Kurz vor dem Feuerbefehl - 1. bis 3. Bild.

Dann kommt der Feuerbefehl, und der Rückstoß lässt das Geschütz wieder ins Schiffsinnere sausen, dabei zum glück gestoppt durch das Brooktau, sonst würde es sicher die gegenüberliegende Bordwand durchschlagen und auf Nimmerwiedersehen im Meer versinken. Mit den Rückholtakeln wird die Lafette dann ordentlich binnenbords ausgerichtet und kann nun neu geladen werden. (4. Bild)  Zieht man anschließend an den Ladetakeln, wird die Kanone wieder ausgerannt.

 

Die Botschaft dieser mehrstündigen Bastelei aber ist für mich eindeutig: Ich werde es auf der Papegojan bei den Brooktauen an den Geschützen belassen. Bei dem Maßstab und der Enge an Deck wüsste ich gar nicht wohin mit meinen Fingern beim weiteren Auftakeln der Kanonen; die Gefahr, dass ich Knechte, Nagelbänke und alles andere dabei abreiße oder sonstwie in Mitleidenschaft ziehe, ist mir viel zu groß. Das Takeln außerhalb fällt schon deshalb flach, weil die Brooktaue meiner Lafetten bereits fest in der Bordwand verankert sind und ich die jetzt auf keinen Fall nochmal rausreiße. Das würde zu irreparablen Schäden führen. Jetzt hoffe ich darauf, bald meine Kanonenrohre brünieren zu können, um dann die Geschütze ordentlich zu bestücken und in ihrer endgültige Postion zu fixieren.
Und außerhalb erfreue ich mich an meinem kleinen Battle-Station-Spielzeug und ziehe immer mal wieder an den einzelnen Tauen.


Beim nächsten Modell werde ich aber das Problem der Geschütztakelung eher durchdenken und dann schauen, was machbar ist; insofern war der heutige Werfttag auch aus dieser Sicht alles andere als umsonst.
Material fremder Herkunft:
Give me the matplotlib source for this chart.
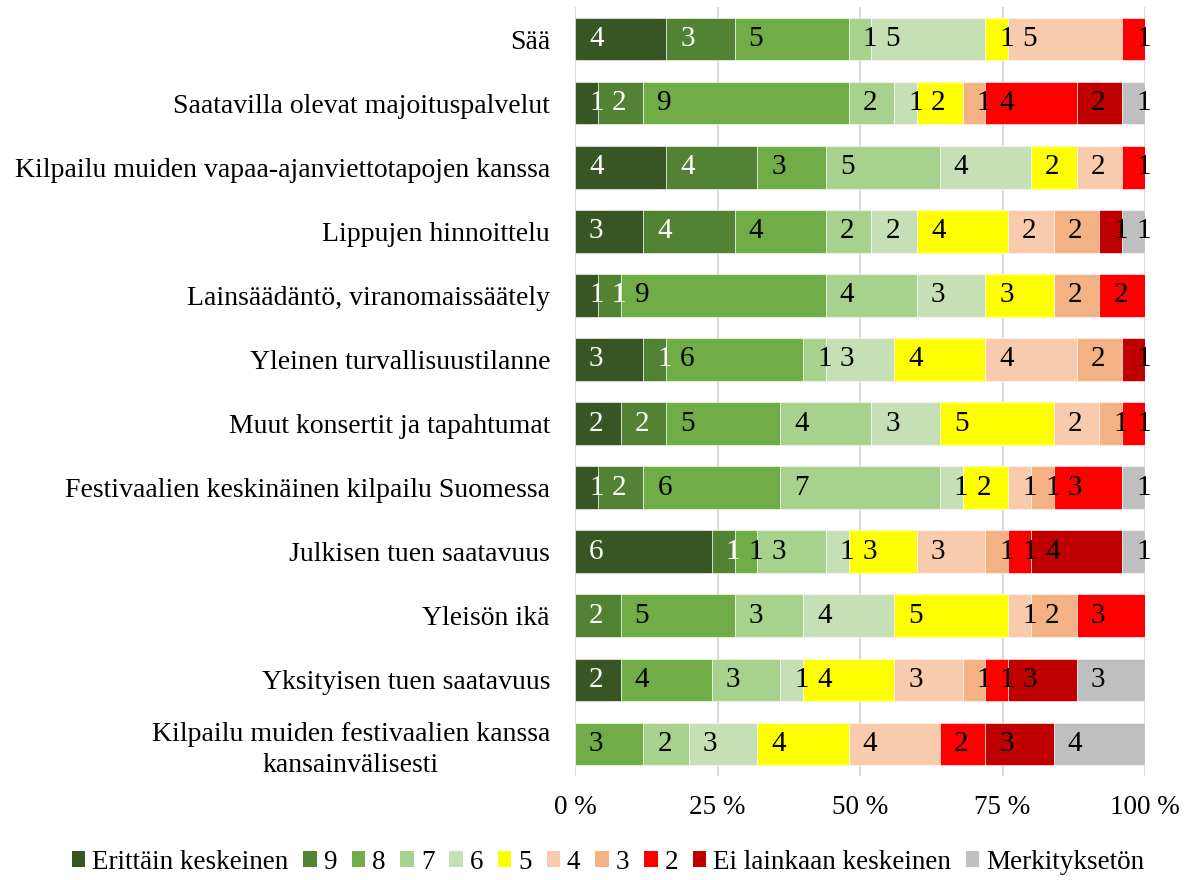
import numpy as np
from matplotlib import pyplot as plt
from matplotlib.patches import Patch

plt.rcParams['font.family'] = ['Liberation Serif', 'DejaVu Serif']

categories = ['Sää',
              'Saatavilla olevat majoituspalvelut',
              'Kilpailu muiden vapaa-ajanviettotapojen kanssa',
              'Lippujen hinnoittelu',
              'Lainsäädäntö, viranomaissäätely',
              'Yleinen turvallisuustilanne',
              'Muut konsertit ja tapahtumat',
              'Festivaalien keskinäinen kilpailu Suomessa',
              'Julkisen tuen saatavuus',
              'Yleisön ikä',
              'Yksityisen tuen saatavuus',
              'Kilpailu muiden festivaalien kanssa\nkansainvälisesti']

series = ['Erittäin keskeinen', '9', '8', '7', '6', '5', '4', '3', '2',
          'Ei lainkaan keskeinen', 'Merkityksetön']
colors = ['#375623', '#548235', '#70AD47', '#A9D18E', '#C5E0B4', '#FFFF00',
          '#F8CBAD', '#F4B183', '#FF0000', '#C00000', '#BFBFBF']

# counts per category, columns follow 'series'
counts = [
    [4, 3, 5, 1, 5, 1, 5, 0, 1, 0, 0],
    [1, 2, 9, 2, 1, 2, 0, 1, 4, 2, 1],
    [4, 4, 3, 5, 4, 2, 2, 0, 1, 0, 0],
    [3, 4, 4, 2, 2, 4, 2, 2, 0, 1, 1],
    [1, 1, 9, 4, 3, 3, 0, 2, 2, 0, 0],
    [3, 1, 6, 1, 3, 4, 4, 2, 0, 1, 0],
    [2, 2, 5, 4, 3, 5, 2, 1, 1, 0, 0],
    [1, 2, 6, 7, 1, 2, 1, 1, 3, 0, 1],
    [6, 1, 1, 3, 1, 3, 3, 1, 1, 4, 1],
    [0, 2, 5, 3, 4, 5, 1, 2, 3, 0, 0],
    [2, 0, 4, 3, 1, 4, 3, 1, 1, 3, 3],
    [0, 0, 3, 2, 3, 4, 4, 0, 2, 3, 4],
]

data = np.array(counts, dtype=float)
pct = data / data.sum(axis=1, keepdims=True) * 100
y = np.arange(len(categories))

fig = plt.figure(figsize=(11.93, 8.80), dpi=100)
ax = fig.add_axes([575 / 1193, 1 - 776 / 880, 570 / 1193, 769 / 880])

left = np.zeros(len(categories))
for j, name in enumerate(series):
    ax.barh(y, pct[:, j], left=left, height=0.667, color=colors[j],
            edgecolor='white', linewidth=0.4, label=name, zorder=2)
    tc = 'white' if j < 2 else 'black'
    for i in range(len(categories)):
        if data[i, j] > 0:
            ax.annotate(str(int(data[i, j])), (left[i], y[i]),
                        xytext=(14, 0), textcoords='offset pixels',
                        ha='left', va='center', fontsize=21, color=tc, zorder=3)
    left += pct[:, j]

ax.set_xlim(0, 100)
ax.set_ylim(len(categories) - 0.5, -0.5)
ax.set_xticks([0, 25, 50, 75, 100])
ax.set_xticklabels(['0 %', '25 %', '50 %', '75 %', '100 %'], fontsize=19.5)
ax.set_yticks(y)
ax.set_yticklabels(categories, fontsize=20, multialignment='center')
for t in ax.get_yticklabels():
    t.set_linespacing(1.3)
ax.tick_params(length=0)
ax.tick_params(axis='y', pad=18)
ax.tick_params(axis='x', pad=14)
ax.grid(axis='x', color='#D9D9D9', linewidth=1.5, zorder=0)
ax.set_axisbelow(True)
for s in ax.spines.values():
    s.set_visible(False)

handles = [Patch(facecolor=c, edgecolor='none') for c in colors]
fig.legend(handles, series, loc='center', bbox_to_anchor=(608 / 1193, 1 - 862 / 880),
           ncol=len(series), frameon=False, fontsize=19.5, handlelength=0.5,
           handleheight=0.5, handletextpad=0.25, columnspacing=0.55,
           borderpad=0, borderaxespad=0)

fig.savefig('out.png', dpi=100)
Der guten Ordnung halber sei darauf hingewiesen, dass meine gewählte Takelung die kontinentale Geschütztakelung ist und in der form auch nur bei größeren Geschützen zur Anwendung kam. Auf englischen und kleineren kontinentalen Schiffen wurde nur ein anstatt zwei Rückholtakel angebracht.